There will only be the year when people realize that most everyone else is running Linux, too.
I don't see any reason why it wouldn't be...
This guy's the limit!
Maximum PC should stick to what they know - fans and heat sinks.
Linux missed the window for the desktop. Now that PCs are expected to play DRM-protected media encoded with proprietary codecs, the window for consumer open source systems has closed. Linux might have made it in 2002, but now it's too late.
I used an AT&T UNIX PC, made and sold by AT&T, in 1982. 25 years later, Unix/Linux on the desktop still isn't mainstream. Sorry, guys.
Graphic artists, musicians, writers, developers or MBAs -- pick one group and love them until they love you back. Linux Year of the Graphic Artist Desktop will be followed by more desktops. That, after all, is how the Mac stayed alive and prospered, and even how to some degree Windows did it. It all starts with one type of desktop in a nice market, and from there the sky's the limit.
technical writing / development
As a gay man, I take positive representations where I can get them. Any time a same-gender relationship is portrayed in a positive but very real light benefits us all. The same can be said of Linux, which, much like being gay, will likely remain a minority OS in the a world that seems married to proprietary software, and never really "come out of the closet" and be truly ready for acceptance the desktop. But anytime we can get some good press, it helps us all. I'm a big fan of Ubuntu (even over Mac!) and I'm proud that Dell has taken a stand and acknowledged that some of us are different, and thats ok.

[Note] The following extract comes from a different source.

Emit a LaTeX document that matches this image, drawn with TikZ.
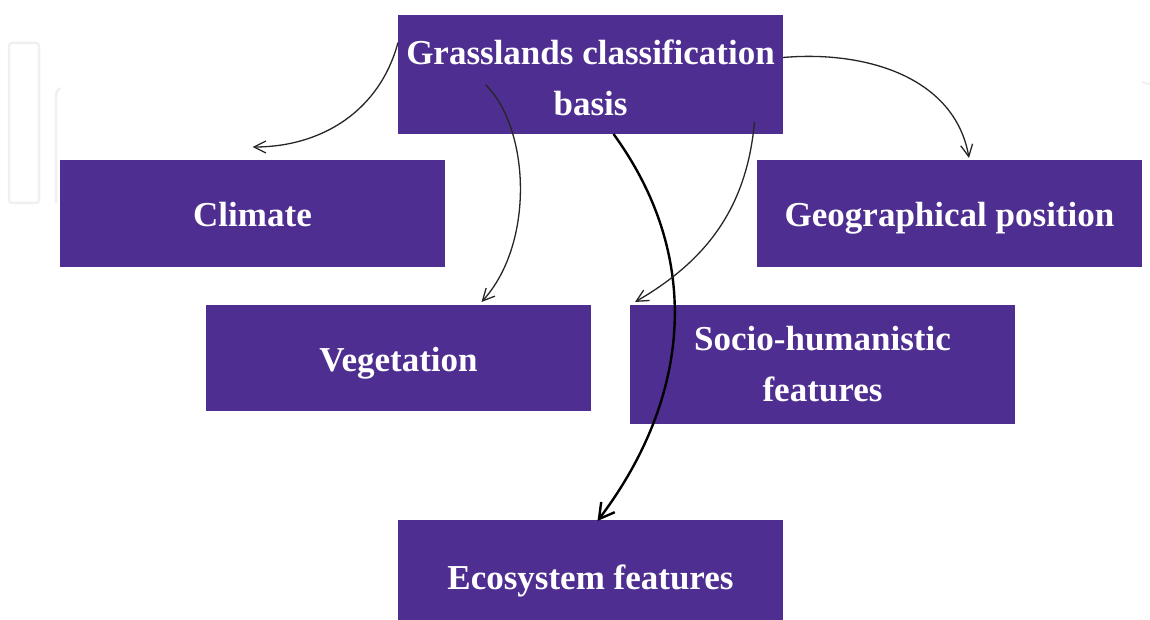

The way I see it, it doesn't matter that there aren't games on Linux (and to a lesser extent, Macs) It isn't just that I'm not a big gamer, it is that I don't mind booting into Windows to play a game. Most games have a bit of a time commitment to them. At least an hour. If I'm going to be playing for that long or more, what's 2 minutes to reboot? Of course, that mean maintaining a copy of Windows... drivers and all, which is a bit annoying in and of itself, but not a deal killer for Linux.
Of course, I've never paid for a copy of Windows in my life, so maybe things would be different if I was legit and had to shell out extra money just to play games.
Another thing is that a lot of the really cool games are coming out on console first these days, so maybe the whole Windows/game issue will be moot. GTA IV, anyone?
-matthew
"THERE IS NO JUSTICE, THERE IS ONLY ME." -Death
By the way... I think the number of Linux users is probably already higher than any of the hypothetical numbers you threw out.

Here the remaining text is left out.